→ **What you are asked to do**: Skip pictures; extract every line from the one with "Recreate this image as a web" through the one with "years', '10 years']", exactly as written.

→ **Data provided**:
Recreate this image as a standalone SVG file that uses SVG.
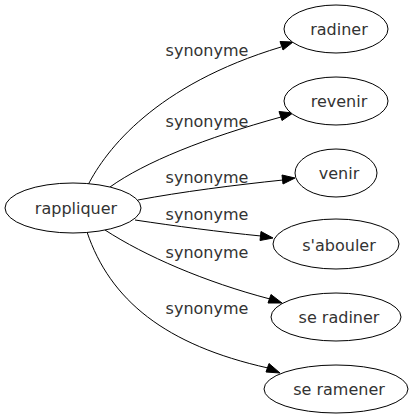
<svg xmlns="http://www.w3.org/2000/svg" width="412" height="419" viewBox="0 0 412 419">
<style>
.n ellipse{fill:#fff;stroke:#000;stroke-width:1}
text{font-family:"DejaVu Sans",sans-serif;font-size:16px;fill:#333;text-anchor:middle}
.e path{fill:none;stroke:#000;stroke-width:1}
.e polygon{fill:#000;stroke:#000;stroke-width:1}
</style>
<rect width="412" height="419" fill="#fff"/>
<g id="edges" class="e">
<path d="M88,185 C106,150 155,85 281,47"/>
<polygon points="280,41.5 293,42 283,50"/>
<text x="207" y="56">synonyme</text>
<path d="M110,187 C145,162 205,138 281,117"/>
<polygon points="279,111.5 293,113 282,120.5"/>
<text x="207" y="127">synonyme</text>
<path d="M138,200 C180,192 235,185 283,180"/>
<polygon points="282,175 295,178 283,184"/>
<text x="207" y="183">synonyme</text>
<path d="M135,220 C175,226 220,232 261,236"/>
<polygon points="261,231.5 273,238 260,240.5"/>
<text x="207" y="220">synonyme</text>
<path d="M105,230 C145,256 205,282 270,299"/>
<polygon points="271,294.5 282,303 268,303"/>
<text x="207" y="258">synonyme</text>
<path d="M87,232 C110,300 165,345 268,368"/>
<polygon points="269,363.5 280,373 266,372"/>
<text x="207" y="314">synonyme</text>
</g>
<g id="rappliquer" class="n"><ellipse cx="73" cy="208" rx="68" ry="25"/><text x="76" y="214">rappliquer</text></g>
<g id="radiner" class="n"><ellipse cx="336" cy="29" rx="52" ry="24"/><text x="339" y="35">radiner</text></g>
<g id="revenir" class="n"><ellipse cx="336" cy="101" rx="52" ry="24"/><text x="339" y="107">revenir</text></g>
<g id="venir" class="n"><ellipse cx="336" cy="173" rx="41" ry="24"/><text x="339" y="179">venir</text></g>
<g id="sabouler" class="n"><ellipse cx="336" cy="244" rx="63" ry="25"/><text x="339" y="251">s'abouler</text></g>
<g id="seradiner" class="n"><ellipse cx="336" cy="317" rx="65" ry="24"/><text x="339" y="323">se radiner</text></g>
<g id="seramener" class="n"><ellipse cx="336" cy="389" rx="72" ry="24"/><text x="339" y="395">se ramener</text></g>
</svg>
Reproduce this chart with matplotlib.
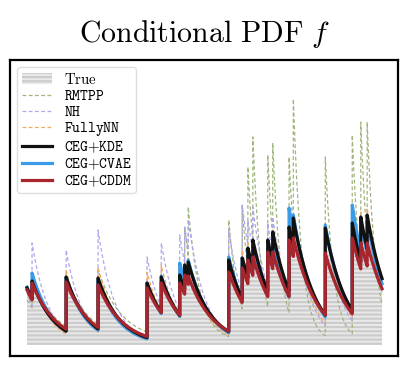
import numpy as np
import matplotlib
matplotlib.use("Agg")
import matplotlib.pyplot as plt

plt.rcParams['mathtext.fontset'] = 'cm'
plt.rcParams['hatch.linewidth'] = 1.6

# ---------------- data ----------------
t_end = 50.0
events = [0.7, 5.5, 10.0, 16.9, 18.9, 21.5, 22.2, 22.7, 28.4, 30.3,
          31.1, 31.8, 33.9, 34.6, 36.9, 37.5, 42.0, 45.8, 47.0, 47.9]

# value at t=0, then value right after each event
true_peaks = [2.8, 3.1, 3.25, 3.15, 2.95, 3.2, 3.3, 3.7, 3.8, 3.9, 4.1, 4.5,
              4.8, 4.9, 5.1, 5.5, 5.8, 5.2, 5.7, 5.7, 5.8]
rmtpp_peaks = [2.25, 3.3, 3.4, 3.75, 3.2, 3.4, 3.6, 5.9, 6.9, 6.25, 7.0, 8.9,
               10.4, 9.5, 10.1, 9.4, 12.3, 9.4, 10.5, 11.15, 11.15]
nh_peaks = [2.6, 5.1, 4.75, 5.75, 4.4, 5.1, 5.5, 5.9, 6.25, 5.75, 7.0, 6.25,
            6.9, 6.1, 6.4, 5.8, 6.4, 5.9, 6.2, 6.3, 6.4]
fullynn_peaks = [2.9, 3.5, 3.75, 3.9, 3.65, 4.0, 3.85, 4.15, 4.35, 4.5, 4.75,
                 5.1, 5.35, 5.0, 5.75, 5.9, 6.35, 6.1, 6.5, 6.65, 6.85]
kde_peaks = [2.85, 3.2, 3.4, 3.35, 3.1, 3.4, 3.5, 4.0, 4.15, 4.25, 4.35, 4.85,
             5.25, 5.25, 5.65, 5.9, 6.35, 5.85, 6.1, 6.4, 6.5]
cvae_peaks = [2.9, 3.6, 3.4, 3.25, 3.1, 3.45, 4.1, 4.0, 4.25, 4.4, 4.35, 4.75,
              5.0, 5.0, 5.25, 6.85, 6.5, 6.0, 7.0, 6.25, 6.25]
cddm_peaks = [2.75, 3.1, 3.15, 3.0, 2.85, 3.1, 3.1, 3.5, 3.45, 3.65, 3.85,
              4.25, 4.4, 4.65, 4.65, 5.25, 5.35, 4.6, 5.35, 5.1, 5.1]

# decay rate of each segment (RMTPP changes between the early and late parts)
rmtpp_decay = [0.3, 0.3, 0.3, 0.3, 0.3, 0.3, 0.5, 0.6, 0.6, 0.7, 0.8, 0.8,
               0.85, 0.85, 0.85, 0.85, 0.85, 0.85, 0.85, 0.85, 0.85]
decay = {'true': 0.29, 'nh': 0.42, 'fullynn': 0.39,
         'kde': 0.32, 'cvae': 0.34, 'cddm': 0.284}
rmtpp_base = 0.2


def intensity(peaks, rate, mu=0.0):
    starts = [0.0] + list(events)
    ends = list(events) + [t_end]
    rates = rate if np.ndim(rate) else [rate] * len(starts)
    ts, vs = [], []
    for s, e, p, r in zip(starts, ends, peaks, rates):
        tt = np.linspace(s, e, 60)
        ts.append(tt)
        vs.append(mu + (p - mu) * np.exp(-r * (tt - s)))
    return np.concatenate(ts), np.concatenate(vs)


fig = plt.figure(figsize=(4.07, 3.67), dpi=100)
ax = fig.add_axes([0.0246, 0.030, 0.9534, 0.8065])

t, y = intensity(true_peaks, decay['true'])
ax.fill_between(t, 0, y, facecolor='#e9e9e9', edgecolor='#cccccc',
                hatch='----', linewidth=0, label=r'$\mathrm{True}$', zorder=1)

dash = dict(lw=0.9, ls=(0, (3, 2)))
t, y = intensity(rmtpp_peaks, rmtpp_decay, rmtpp_base)
ax.plot(t, y, color='#9fb57c', label=r'$\mathtt{RMTPP}$', zorder=2, **dash)
t, y = intensity(nh_peaks, decay['nh'])
ax.plot(t, y, color='#b0a6ec', label=r'$\mathtt{NH}$', zorder=2, **dash)
t, y = intensity(fullynn_peaks, decay['fullynn'])
ax.plot(t, y, color='#f2aa5c', label=r'$\mathtt{FullyNN}$', zorder=2, **dash)

t, y = intensity(kde_peaks, decay['kde'])
ax.plot(t, y, color='#111111', lw=2.3, label=r'$\mathtt{CEG{+}KDE}$', zorder=4)
t, y = intensity(cvae_peaks, decay['cvae'])
ax.plot(t, y, color='#3b9be8', lw=2.3, label=r'$\mathtt{CEG{+}CVAE}$', zorder=3)
t, y = intensity(cddm_peaks, decay['cddm'])
ax.plot(t, y, color='#a8252d', lw=2.3, label=r'$\mathtt{CEG{+}CDDM}$', zorder=5)

ax.set_xlim(-2.4, 52.25)
ax.set_ylim(-0.55, 14.25)
ax.set_xticks([])
ax.set_yticks([])
for sp in ax.spines.values():
    sp.set_linewidth(1.6)
    sp.set_color('black')

ax.legend(loc='upper left', fontsize=10.7, fancybox=True, framealpha=0.8,
          edgecolor='#d8d8d8', labelspacing=0.07, borderpad=0.3,
          handletextpad=0.8)
ax.set_title(r'$\mathrm{Conditional\ PDF}\ f$', fontsize=21.5, pad=13)

fig.savefig('out.png', dpi=100)
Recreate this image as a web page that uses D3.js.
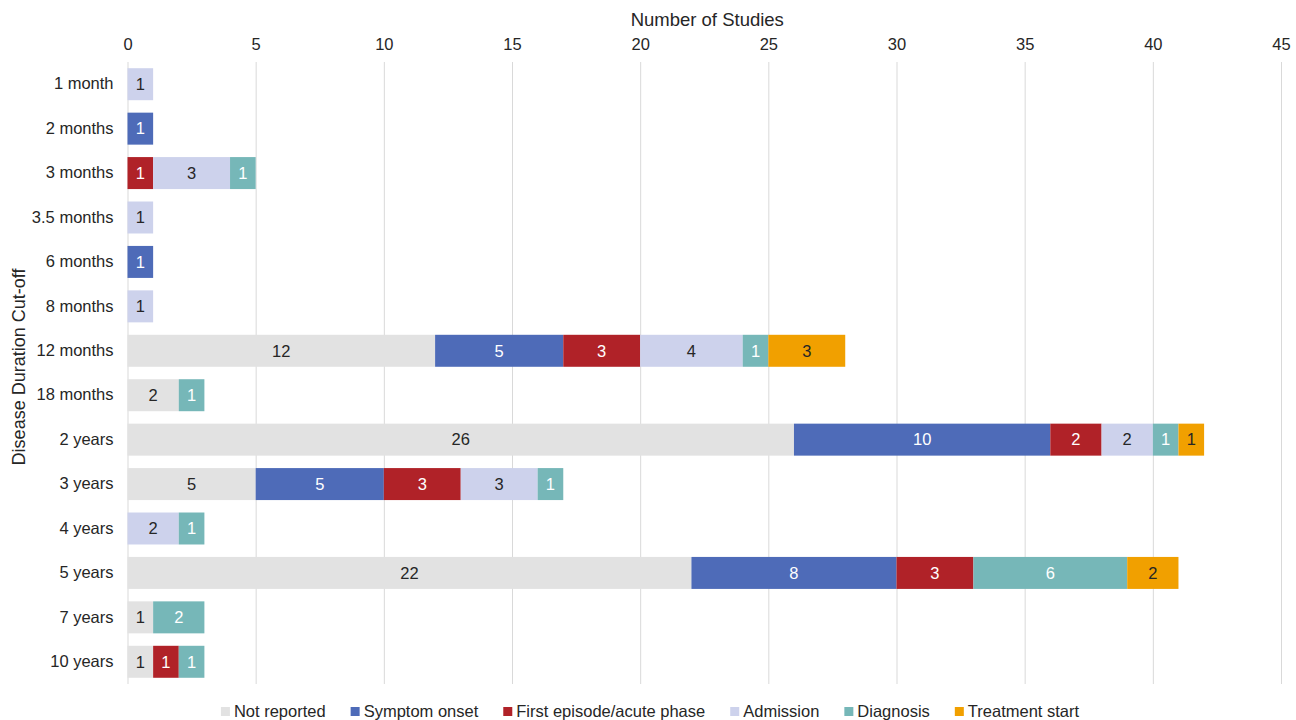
<!DOCTYPE html>
<html>
<head>
<meta charset="utf-8">
<script src="https://cdn.jsdelivr.net/npm/d3@7"></script>
<style>
  body { margin: 0; background: #fff; }
  text { font-family: 'Liberation Sans', Arial, sans-serif; }
</style>
</head>
<body>
<svg id="chart" width="1296" height="720"></svg>
<script>
// categories (top to bottom)
const categories = ['1 month', '2 months', '3 months', '3.5 months', '6 months', '8 months',
  '12 months', '18 months', '2 years', '3 years', '4 years', '5 years', '7 years', '10 years']

const seriesNames = ['Not reported', 'Symptom onset', 'First episode/acute phase', 'Admission', 'Diagnosis', 'Treatment start']

const notReported  = [0, 0, 0, 0, 0, 0, 12, 2, 26, 5, 0, 22, 1, 1]
const symptomOnset = [0, 1, 0, 0, 1, 0, 5, 0, 10, 5, 0, 8, 0, 0]
const firstEpisode = [0, 0, 1, 0, 0, 0, 3, 0, 2, 3, 0, 3, 0, 1]
const admission    = [1, 0, 3, 1, 0, 1, 4, 0, 2, 3, 2, 0, 0, 0]
const diagnosis    = [0, 0, 1, 0, 0, 0, 1, 1, 1, 1, 1, 6, 2, 1]
const treatment    = [0, 0, 0, 0, 0, 0, 3, 0, 1, 0, 0, 2, 0, 0]

const xTicks = [0, 5, 10, 15, 20, 25, 30, 35, 40, 45]

const colors = ['#e2e2e2', '#4e6bb8', '#b02228', '#cdd2ec', '#76b7b8', '#f1a000']
const labelColors = ['#262626', '#ffffff', '#ffffff', '#262626', '#ffffff', '#262626']

const seriesValues = [notReported, symptomOnset, firstEpisode, admission, diagnosis, treatment]

let rows = categories.map((c, i) => {
  let row = { cat: c }
  seriesNames.forEach((s, j) => { row[s] = seriesValues[j][i] })
  return row
})

let margin = { top: 62, right: 15, bottom: 36, left: 127.5 }
let fs = '16.5px'

let svg = d3.select('#chart')
let g = svg.append('g').attr('transform', 'translate(' + margin.left + ',' + margin.top + ')')

let xScale = d3.scaleLinear().domain([0, 45]).range([0, 1153.5])
let yScale = d3.scaleBand().domain(categories).range([0, 622]).paddingInner(0.28).paddingOuter(0.14)

// gridlines
g.selectAll('.grid')
  .data(xTicks)
  .enter()
  .append('line')
  .attr('x1', (d) => xScale(d) + 0.5)
  .attr('x2', (d) => xScale(d) + 0.5)
  .attr('y1', 0)
  .attr('y2', 622)
  .attr('stroke', '#d9d9d9')
  .attr('stroke-width', 1)

// top axis
let xAxis = d3.axisTop(xScale).tickValues(xTicks).tickSize(0).tickPadding(12)
let xg = g.append('g').call(xAxis)
xg.select('.domain').remove()
xg.selectAll('text').attr('font-size', fs).attr('fill', '#262626')
  .style('font-family', "'Liberation Sans', Arial, sans-serif")

// left axis
let yAxis = d3.axisLeft(yScale).tickSize(0).tickPadding(14)
let yg = g.append('g').call(yAxis)
yg.select('.domain').remove()
yg.selectAll('text').attr('font-size', fs).attr('fill', '#262626')
  .style('font-family', "'Liberation Sans', Arial, sans-serif")

let stack = d3.stack().keys(seriesNames)
let stacked = stack(rows)

let layers = g.selectAll('.layer')
  .data(stacked)
  .enter()
  .append('g')
  .attr('class', 'layer')

layers.selectAll('rect')
  .data((d) => d.filter((p) => p[1] > p[0]))
  .enter()
  .append('rect')
  .attr('x', (d) => xScale(d[0]))
  .attr('y', (d) => yScale(d.data.cat))
  .attr('width', (d) => xScale(d[1]) - xScale(d[0]))
  .attr('height', yScale.bandwidth())
  .attr('fill', function () { return colors[d3.select(this.parentNode).datum().index] })

layers.selectAll('text')
  .data((d) => d.filter((p) => p[1] > p[0]))
  .enter()
  .append('text')
  .attr('x', (d) => (xScale(d[0]) + xScale(d[1])) / 2)
  .attr('y', (d) => yScale(d.data.cat) + yScale.bandwidth() / 2)
  .attr('dy', '0.35em')
  .attr('text-anchor', 'middle')
  .attr('font-size', fs)
  .attr('fill', function () { return labelColors[d3.select(this.parentNode).datum().index] })
  .text((d) => d[1] - d[0])

// axis titles
svg.append('text')
  .text('Number of Studies')
  .attr('x', margin.left + xScale(22.5) + 3)
  .attr('y', 26)
  .attr('text-anchor', 'middle')
  .attr('font-size', '18.5px')
  .attr('fill', '#262626')

svg.append('text')
  .text('Disease Duration Cut-off')
  .attr('transform', 'translate(25, 367) rotate(-90)')
  .attr('text-anchor', 'middle')
  .attr('font-size', '18px')
  .attr('fill', '#262626')

// legend
let legend = svg.append('g')
let lx = 0
seriesNames.forEach((s, i) => {
  let item = legend.append('g').attr('transform', 'translate(' + lx + ',0)')
  item.append('rect').attr('x', 0).attr('y', -10).attr('width', 9).attr('height', 9).attr('fill', colors[i])
  let t = item.append('text').text(s).attr('x', 13).attr('y', 0).attr('font-size', fs).attr('fill', '#262626')
  lx += 13 + t.node().getComputedTextLength() + 25
})
lx -= 25
legend.attr('transform', 'translate(' + (650 - lx / 2) + ',717)')
</script>
</body>
</html>
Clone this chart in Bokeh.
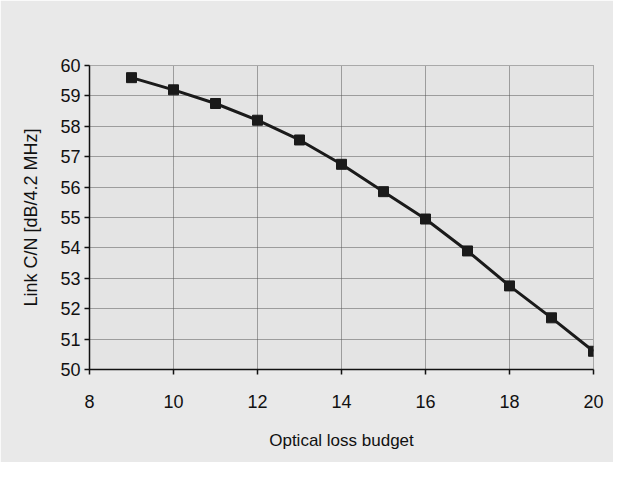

→ **Answer for the task**:
Recreate this image as a web page that uses D3.js.
<!DOCTYPE html>
<html>
<head>
<meta charset="utf-8">
<script src="https://cdn.jsdelivr.net/npm/d3@7"></script>
<style>
  body { margin: 0; background: #fff; }
  text { font-family: 'Liberation Sans', Arial, sans-serif; }
</style>
</head>
<body>
<svg id="chart" width="1296" height="720"></svg>
<script>
// categories (top to bottom)
const categories = ['1 month', '2 months', '3 months', '3.5 months', '6 months', '8 months',
  '12 months', '18 months', '2 years', '3 years', '4 years', '5 years', '7 years', '10 years']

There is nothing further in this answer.